## Short problem
Write out the full listing again, exactly as it stands.

#### Source data

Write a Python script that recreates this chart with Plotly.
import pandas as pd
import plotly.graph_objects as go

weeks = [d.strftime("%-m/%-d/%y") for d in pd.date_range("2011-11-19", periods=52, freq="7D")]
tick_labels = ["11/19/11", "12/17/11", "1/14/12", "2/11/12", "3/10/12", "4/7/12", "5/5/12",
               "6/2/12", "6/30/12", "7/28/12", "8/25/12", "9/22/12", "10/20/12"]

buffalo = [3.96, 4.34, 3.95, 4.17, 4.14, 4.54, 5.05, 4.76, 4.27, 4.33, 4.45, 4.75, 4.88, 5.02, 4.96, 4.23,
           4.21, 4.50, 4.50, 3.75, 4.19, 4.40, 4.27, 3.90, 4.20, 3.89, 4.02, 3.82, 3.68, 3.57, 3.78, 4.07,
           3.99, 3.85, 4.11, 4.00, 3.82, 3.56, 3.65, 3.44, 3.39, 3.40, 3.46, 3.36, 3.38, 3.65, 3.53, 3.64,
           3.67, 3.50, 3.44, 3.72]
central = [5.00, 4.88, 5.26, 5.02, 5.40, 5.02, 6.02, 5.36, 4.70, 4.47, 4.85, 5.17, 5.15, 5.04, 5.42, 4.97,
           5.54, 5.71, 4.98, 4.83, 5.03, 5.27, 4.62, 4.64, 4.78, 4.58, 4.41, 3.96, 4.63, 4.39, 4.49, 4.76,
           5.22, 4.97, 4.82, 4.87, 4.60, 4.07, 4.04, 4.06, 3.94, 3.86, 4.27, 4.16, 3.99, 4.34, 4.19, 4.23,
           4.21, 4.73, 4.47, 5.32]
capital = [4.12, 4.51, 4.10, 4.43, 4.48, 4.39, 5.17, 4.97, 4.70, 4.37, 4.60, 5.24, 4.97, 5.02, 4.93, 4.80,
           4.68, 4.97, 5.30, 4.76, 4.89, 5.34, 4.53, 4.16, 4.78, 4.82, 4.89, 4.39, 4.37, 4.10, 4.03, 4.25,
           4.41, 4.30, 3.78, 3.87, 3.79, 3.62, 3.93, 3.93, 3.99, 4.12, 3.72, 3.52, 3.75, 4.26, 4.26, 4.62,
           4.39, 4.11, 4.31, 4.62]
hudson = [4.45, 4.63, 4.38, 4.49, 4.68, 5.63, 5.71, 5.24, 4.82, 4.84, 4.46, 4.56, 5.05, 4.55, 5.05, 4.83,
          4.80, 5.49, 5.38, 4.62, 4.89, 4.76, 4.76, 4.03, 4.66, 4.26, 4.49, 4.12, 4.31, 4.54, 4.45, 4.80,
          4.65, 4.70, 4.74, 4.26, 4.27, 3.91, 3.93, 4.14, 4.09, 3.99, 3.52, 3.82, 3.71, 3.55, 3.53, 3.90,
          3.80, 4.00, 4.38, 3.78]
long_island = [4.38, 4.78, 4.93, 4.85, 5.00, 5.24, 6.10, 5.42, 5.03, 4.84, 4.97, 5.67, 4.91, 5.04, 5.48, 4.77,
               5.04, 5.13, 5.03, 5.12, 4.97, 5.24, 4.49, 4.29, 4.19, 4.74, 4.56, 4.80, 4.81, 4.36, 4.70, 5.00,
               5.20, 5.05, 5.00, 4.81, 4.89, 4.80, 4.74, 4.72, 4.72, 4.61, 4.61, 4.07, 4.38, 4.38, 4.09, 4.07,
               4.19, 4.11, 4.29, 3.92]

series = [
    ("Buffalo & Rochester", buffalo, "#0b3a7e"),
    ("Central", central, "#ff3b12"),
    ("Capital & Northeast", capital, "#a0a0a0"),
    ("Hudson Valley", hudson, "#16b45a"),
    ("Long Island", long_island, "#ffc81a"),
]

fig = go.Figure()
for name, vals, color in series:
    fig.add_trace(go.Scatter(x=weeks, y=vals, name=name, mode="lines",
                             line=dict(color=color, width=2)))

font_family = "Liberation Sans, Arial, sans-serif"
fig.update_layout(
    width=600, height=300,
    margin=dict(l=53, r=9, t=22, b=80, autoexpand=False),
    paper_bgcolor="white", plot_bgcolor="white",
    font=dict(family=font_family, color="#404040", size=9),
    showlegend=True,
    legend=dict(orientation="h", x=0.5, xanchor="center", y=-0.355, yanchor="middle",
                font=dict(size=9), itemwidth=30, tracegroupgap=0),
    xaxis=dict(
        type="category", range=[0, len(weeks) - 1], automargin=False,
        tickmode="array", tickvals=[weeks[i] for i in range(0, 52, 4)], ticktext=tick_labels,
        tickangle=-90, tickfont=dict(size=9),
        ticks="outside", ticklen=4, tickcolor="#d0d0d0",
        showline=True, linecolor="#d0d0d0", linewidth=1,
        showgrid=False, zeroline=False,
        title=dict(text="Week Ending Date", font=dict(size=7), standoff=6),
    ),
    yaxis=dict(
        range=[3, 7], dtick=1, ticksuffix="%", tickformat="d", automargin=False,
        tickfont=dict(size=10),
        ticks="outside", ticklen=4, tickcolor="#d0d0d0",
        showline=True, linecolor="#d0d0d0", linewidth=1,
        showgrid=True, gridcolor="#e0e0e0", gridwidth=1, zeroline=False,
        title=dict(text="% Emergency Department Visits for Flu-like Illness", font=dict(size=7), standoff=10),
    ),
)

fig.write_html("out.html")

########

## Reply to the exercise
Write a Python script that recreates this chart with Plotly.
import pandas as pd
import plotly.graph_objects as go

weeks = [d.strftime("%-m/%-d/%y") for d in pd.date_range("2011-11-19", periods=52, freq="7D")]
tick_labels = ["11/19/11", "12/17/11", "1/14/12", "2/11/12", "3/10/12", "4/7/12", "5/5/12",
               "6/2/12", "6/30/12", "7/28/12", "8/25/12", "9/22/12", "10/20/12"]

buffalo = [3.96, 4.34, 3.95, 4.17, 4.14, 4.54, 5.05, 4.76, 4.27, 4.33, 4.45, 4.75, 4.88, 5.02, 4.96, 4.23,
           4.21, 4.50, 4.50, 3.75, 4.19, 4.40, 4.27, 3.90, 4.20, 3.89, 4.02, 3.82, 3.68, 3.57, 3.78, 4.07,
           3.99, 3.85, 4.11, 4.00, 3.82, 3.56, 3.65, 3.44, 3.39, 3.40, 3.46, 3.36, 3.38, 3.65, 3.53, 3.64,
           3.67, 3.50, 3.44, 3.72]
central = [5.00, 4.88, 5.26, 5.02, 5.40, 5.02, 6.02, 5.36, 4.70, 4.47, 4.85, 5.17, 5.15, 5.04, 5.42, 4.97,
           5.54, 5.71, 4.98, 4.83, 5.03, 5.27, 4.62, 4.64, 4.78, 4.58, 4.41, 3.96, 4.63, 4.39, 4.49, 4.76,
           5.22, 4.97, 4.82, 4.87, 4.60, 4.07, 4.04, 4.06, 3.94, 3.86, 4.27, 4.16, 3.99, 4.34, 4.19, 4.23,
           4.21, 4.73, 4.47, 5.32]
capital = [4.12, 4.51, 4.10, 4.43, 4.48, 4.39, 5.17, 4.97, 4.70, 4.37, 4.60, 5.24, 4.97, 5.02, 4.93, 4.80,
           4.68, 4.97, 5.30, 4.76, 4.89, 5.34, 4.53, 4.16, 4.78, 4.82, 4.89, 4.39, 4.37, 4.10, 4.03, 4.25,
           4.41, 4.30, 3.78, 3.87, 3.79, 3.62, 3.93, 3.93, 3.99, 4.12, 3.72, 3.52, 3.75, 4.26, 4.26, 4.62,
           4.39, 4.11, 4.31, 4.62]
hudson = [4.45, 4.63, 4.38, 4.49, 4.68, 5.63, 5.71, 5.24, 4.82, 4.84, 4.46, 4.56, 5.05, 4.55, 5.05, 4.83,
          4.80, 5.49, 5.38, 4.62, 4.89, 4.76, 4.76, 4.03, 4.66, 4.26, 4.49, 4.12, 4.31, 4.54, 4.45, 4.80,
          4.65, 4.70, 4.74, 4.26, 4.27, 3.91, 3.93, 4.14, 4.09, 3.99, 3.52, 3.82, 3.71, 3.55, 3.53, 3.90,
          3.80, 4.00, 4.38, 3.78]
long_island = [4.38, 4.78, 4.93, 4.85, 5.00, 5.24, 6.10, 5.42, 5.03, 4.84, 4.97, 5.67, 4.91, 5.04, 5.48, 4.77,
               5.04, 5.13, 5.03, 5.12, 4.97, 5.24, 4.49, 4.29, 4.19, 4.74, 4.56, 4.80, 4.81, 4.36, 4.70, 5.00,
               5.20, 5.05, 5.00, 4.81, 4.89, 4.80, 4.74, 4.72, 4.72, 4.61, 4.61, 4.07, 4.38, 4.38, 4.09, 4.07,
               4.19, 4.11, 4.29, 3.92]

series = [
    ("Buffalo & Rochester", buffalo, "#0b3a7e"),
    ("Central", central, "#ff3b12"),
    ("Capital & Northeast", capital, "#a0a0a0"),
    ("Hudson Valley", hudson, "#16b45a"),
    ("Long Island", long_island, "#ffc81a"),
]

fig = go.Figure()
for name, vals, color in series:
    fig.add_trace(go.Scatter(x=weeks, y=vals, name=name, mode="lines",
                             line=dict(color=color, width=2)))

font_family = "Liberation Sans, Arial, sans-serif"
fig.update_layout(
    width=600, height=300,
    margin=dict(l=53, r=9, t=22, b=80, autoexpand=False),
    paper_bgcolor="white", plot_bgcolor="white",
    font=dict(family=font_family, color="#404040", size=9),
    showlegend=True,
    legend=dict(orientation="h", x=0.5, xanchor="center", y=-0.355, yanchor="middle",
                font=dict(size=9), itemwidth=30, tracegroupgap=0),
    xaxis=dict(
        type="category", range=[0, len(weeks) - 1], automargin=False,
        tickmode="array", tickvals=[weeks[i] for i in range(0, 52, 4)], ticktext=tick_labels,
        tickangle=-90, tickfont=dict(size=9),
        ticks="outside", ticklen=4, tickcolor="#d0d0d0",
        showline=True, linecolor="#d0d0d0", linewidth=1,
        showgrid=False, zeroline=False,
        title=dict(text="Week Ending Date", font=dict(size=7), standoff=6),
    ),
    yaxis=dict(
        range=[3, 7], dtick=1, ticksuffix="%", tickformat="d", automargin=False,
        tickfont=dict(size=10),
        ticks="outside", ticklen=4, tickcolor="#d0d0d0",
        showline=True, linecolor="#d0d0d0", linewidth=1,
        showgrid=True, gridcolor="#e0e0e0", gridwidth=1, zeroline=False,
        title=dict(text="% Emergency Department Visits for Flu-like Illness", font=dict(size=7), standoff=10),
    ),
)

fig.write_html("out.html")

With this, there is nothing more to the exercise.